Why Innocent People Often Plead Guilty

Why Innocent People Often Plead Guilty August 3, 2018

The Sixth Amendment to the Constitution guarantees the right to a trial by a jury of one’s peers when facing any criminal charges. That’s the fantasy. The reality? Less than 3% of all criminal trials ever involve a trial, with the rest being settled by a guilty plea. But a new report from the National Association of Criminal Defense Lawyers reveals that a great many innocent people are pleading guilty due to a lack of competent representation and the perverse incentives inherent in our current (in)justice system.

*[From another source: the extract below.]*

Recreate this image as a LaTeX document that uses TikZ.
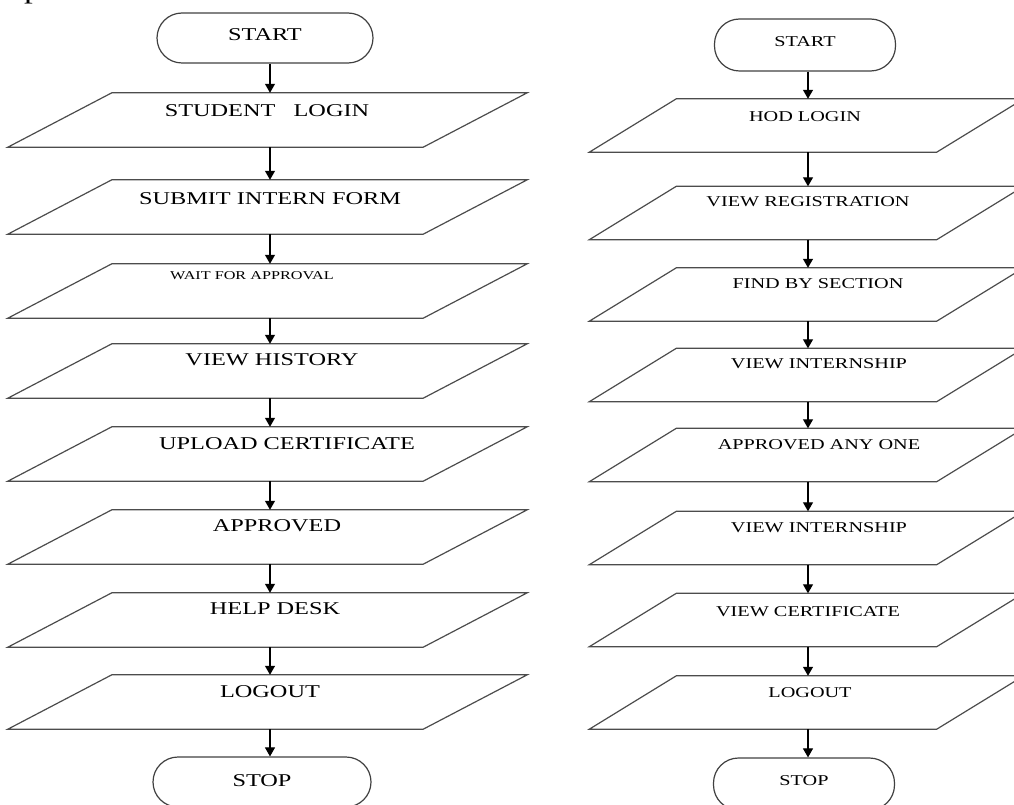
\documentclass[tikz,border=0pt]{standalone}
\usepackage{fontspec}
\newfontfamily\flowfont[FakeStretch=1.35]{Liberation Serif}
\usetikzlibrary{arrows.meta}
\newcommand\paraoutline[2]{\draw[paraline] ([xshift=#2]#1.north west) -- ([xshift=#2]#1.north east) -- ([xshift=-#2]#1.south east) -- ([xshift=-#2]#1.south west) -- cycle;}
\begin{document}
\begin{tikzpicture}[x=1pt,y=-1pt,
  termbox/.style={draw=black!75, line width=1.2pt, rounded corners=25pt, inner sep=0pt},
  lbody/.style={minimum width=415pt, minimum height=54pt, inner sep=0pt},
  rbody/.style={minimum width=347pt, minimum height=53pt, inner sep=0pt},
  paraline/.style={draw=black!70, line width=1.2pt},
  arr/.style={line width=1.1pt, -{Triangle[length=9pt,width=10pt]}},
  ltxt/.style={font=\flowfont\fontsize{18}{18}\selectfont, inner sep=0pt},
  stxt/.style={font=\flowfont\fontsize{12}{12}\selectfont, inner sep=0pt},
  rtxt/.style={font=\flowfont\fontsize{15}{15}\selectfont, inner sep=0pt},
]
\useasboundingbox (0,0) rectangle (1014,805);

% fragment of text at the top-left edge
\node[font=\flowfont\fontsize{26}{26}\selectfont, inner sep=0pt, anchor=base] (frag) at (33,-1) {p};

% ---------- left column ----------
\node[termbox, minimum width=216pt, minimum height=50pt] (LS) at (265,38) {};
\node[ltxt] (LSt) at (265,35) {START};
\node[lbody] (L1) at (267.5,120) {};
\node[lbody] (L2) at (267.5,207) {};
\node[lbody] (L3) at (267.5,291) {};
\node[lbody] (L4) at (267.5,371) {};
\node[lbody] (L5) at (267.5,454) {};
\node[lbody] (L6) at (267.5,537) {};
\node[lbody] (L7) at (267.5,620) {};
\node[lbody] (L8) at (267.5,702) {};
\node[termbox, minimum width=218pt, minimum height=50pt] (LE) at (262,782) {};
\node[ltxt] (LEt) at (262,781) {STOP};
\foreach \n in {L1,L2,L3,L4,L5,L6,L7,L8} {\paraoutline{\n}{52}}

\node[ltxt] (L1t) at (267,111) {STUDENT\ \ \ LOGIN};
\node[ltxt] (L2t) at (270,199) {SUBMIT INTERN FORM};
\node[stxt] (L3t) at (252,276) {WAIT FOR APPROVAL};
\node[ltxt] (L4t) at (272,360) {VIEW HISTORY};
\node[ltxt] (L5t) at (287,444) {UPLOAD CERTIFICATE};
\node[ltxt] (L6t) at (277,526) {APPROVED};
\node[ltxt] (L7t) at (275,609) {HELP DESK};
\node[ltxt] (L8t) at (270,692) {LOGOUT};

\draw[arr] ([xshift=5]LS.south) -- ([xshift=2.5]L1.north);
\foreach \a/\b in {L1/L2,L2/L3,L3/L4,L4/L5,L5/L6,L6/L7,L7/L8}
  {\draw[arr] ([xshift=2.5]\a.south) -- ([xshift=2.5]\b.north);}
\draw[arr] ([xshift=2.5]L8.south) -- ([xshift=8]LE.north);

% ---------- right column ----------
\node[termbox, minimum width=181pt, minimum height=52pt] (RS) at (805,45) {};
\node[rtxt] (RSt) at (805,42) {START};
\node[rbody] (R1) at (806.5,125.5) {};
\node[rbody] (R2) at (806.5,213) {};
\node[rbody] (R3) at (806.5,294.5) {};
\node[rbody] (R4) at (806.5,375) {};
\node[rbody] (R5) at (806.5,455) {};
\node[rbody] (R6) at (806.5,538) {};
\node[rbody] (R7) at (806.5,620) {};
\node[rbody] (R8) at (806.5,702.5) {};
\node[termbox, minimum width=181pt, minimum height=52pt] (RE) at (804,784) {};
\node[rtxt] (REt) at (804,781) {STOP};
\foreach \n in {R1,R2,R3,R4,R5,R6,R7,R8} {\paraoutline{\n}{43.5}}

\node[rtxt] (R1t) at (805,117) {HOD LOGIN};
\node[rtxt] (R2t) at (808,202) {VIEW REGISTRATION};
\node[rtxt] (R3t) at (818,284) {FIND BY SECTION};
\node[rtxt] (R4t) at (819,364) {VIEW INTERNSHIP};
\node[rtxt] (R5t) at (819,445) {APPROVED ANY ONE};
\node[rtxt] (R6t) at (819,528) {VIEW INTERNSHIP};
\node[rtxt] (R7t) at (808,612) {VIEW CERTIFICATE};
\node[rtxt] (R8t) at (810,693) {LOGOUT};

\draw[arr] ([xshift=3]RS.south) -- ([xshift=1.5]R1.north);
\foreach \a/\b in {R1/R2,R2/R3,R3/R4,R4/R5,R5/R6,R6/R7,R7/R8}
  {\draw[arr] ([xshift=1.5]\a.south) -- ([xshift=1.5]\b.north);}
\draw[arr] ([xshift=1.5]R8.south) -- ([xshift=4]RE.north);
\end{tikzpicture}
\end{document}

Guilty pleas have replaced trials for a very simple reason: individuals who choose to exercise their Sixth Amendment right to trial face exponentially higher sentences if they invoke the right to trial and lose. Faced with this choice, individuals almost uniformly surrender the right to trial rather than insist on proof beyond a reasonable doubt, defense lawyers spend most of their time negotiating guilty pleas rather than ensuring that police and the government respect the boundaries of the law including the proof beyond a reasonable doubt standard, and judges dedicate their time to administering plea allocutions rather than evaluating the constitutional and legal aspects of the government’s case and police conduct. Equally important, the public rarely exercises the oversight function envisioned by the Framers and inherent in jury service. Further, the pressure to plead guilty, and plead early, is often accompanied by a requirement that accused persons waive many valuable rights, including the right to challenge unlawfully procured evidence and the right to appeal issues which have an impact not only in their cases but also for society at large…

For most, however, the right to a trial is a choice in name only. Empirical studies and exoneration data have revealed that the pressures defendants face in the plea bargaining process are so strong even innocent people can be convinced to plead guilty to crimes they did not commit. This disturbing figure casts doubt on the assumption that defendants who plead guilty do so voluntarily.

As this Report illustrates, there is ample evidence that federal criminal defendants are being coerced to plead guilty because the penalty for exercising their constitutional rights is simply too high to risk. This “trial penalty” results from the discrepancy between the sentence the prosecutor is willing to offer in exchange for a guilty plea and the sentence that would be imposed after a trial. If there were no discrepancy at all, there would be far less incentive for defendants to plead guilty. But the gap between post-trial and post-plea sentences can be so wide, it becomes an overwhelming influence in a defendant’s consideration of a plea deal. When a prosecutor offers to reduce a multi-decade prison sentence to a number of years — from 30 years to 5 years, for example — any choice the defendant had in the matter is all but eliminated. Although comprehensive data regarding plea offers remains largely unavailable, anecdotal evidence suggests that offers of this nature are common. Prosecutors enjoy enormous discretion to force a defendant’s hand. While some may view prosecutors’ actions as generous, their willingness to reduce sentences so drastically raises serious doubt that the initial sentences were reasonable in the first place.

I’ve seen this in operation first hand, having spent a day “shadowing” a public defender many years ago. More than 95% of all criminal defendants can’t afford an attorney, so they have a public defender, but they are always underfunded and overstretched, handling hundreds of cases at a time. They literally hold what looks like a cattle call audition, with people just lined up around the block. They step up to the table, give the PD their name and he looks for a folder with that name on it. He tells them what the prosecutor is offering and almost always suggests that they take the deal or they’ll face far stiffer penalties if they go to trial.

Bear in mind that this is almost always the first time attorney and client have ever met. The attorney hasn’t looked at a single piece of evidence, hasn’t asked his client for his or her story about what happened, has done no investigation whatsoever. They can’t. They don’t have the time or the resources. All they know is that the prosecutor is accusing them of committing a crime, the potential penalty for which is huge, but that they’ll accept a guilty plea and a far lower sentence. They couldn’t really mount an adequate defense if they wanted to, so they have to recommend the guilty plea in order to save the client from a far worse sentence. They aren’t bad people, or lazy, they simply don’t have the resources or the time to do their job. So their job has now become little more than being a mouthpiece for the prosecutors.

Justice is not even hypothetically possible in this situation. We must invest the resources to level the playing field. Public defenders should have equal funding to the prosecutor’s office, which means the same ability to hire enough attorneys to handle a reasonable number of cases at a time, to hire investigators and experts to seek out and evaluate evidence, the same support staff to facilitate a competent defense. Anything less is a recipe for injustice. Guilty pleas have their place in our justice system, of course, but they should not be the norm. The norm should be a trial by jury with competent, capable representation.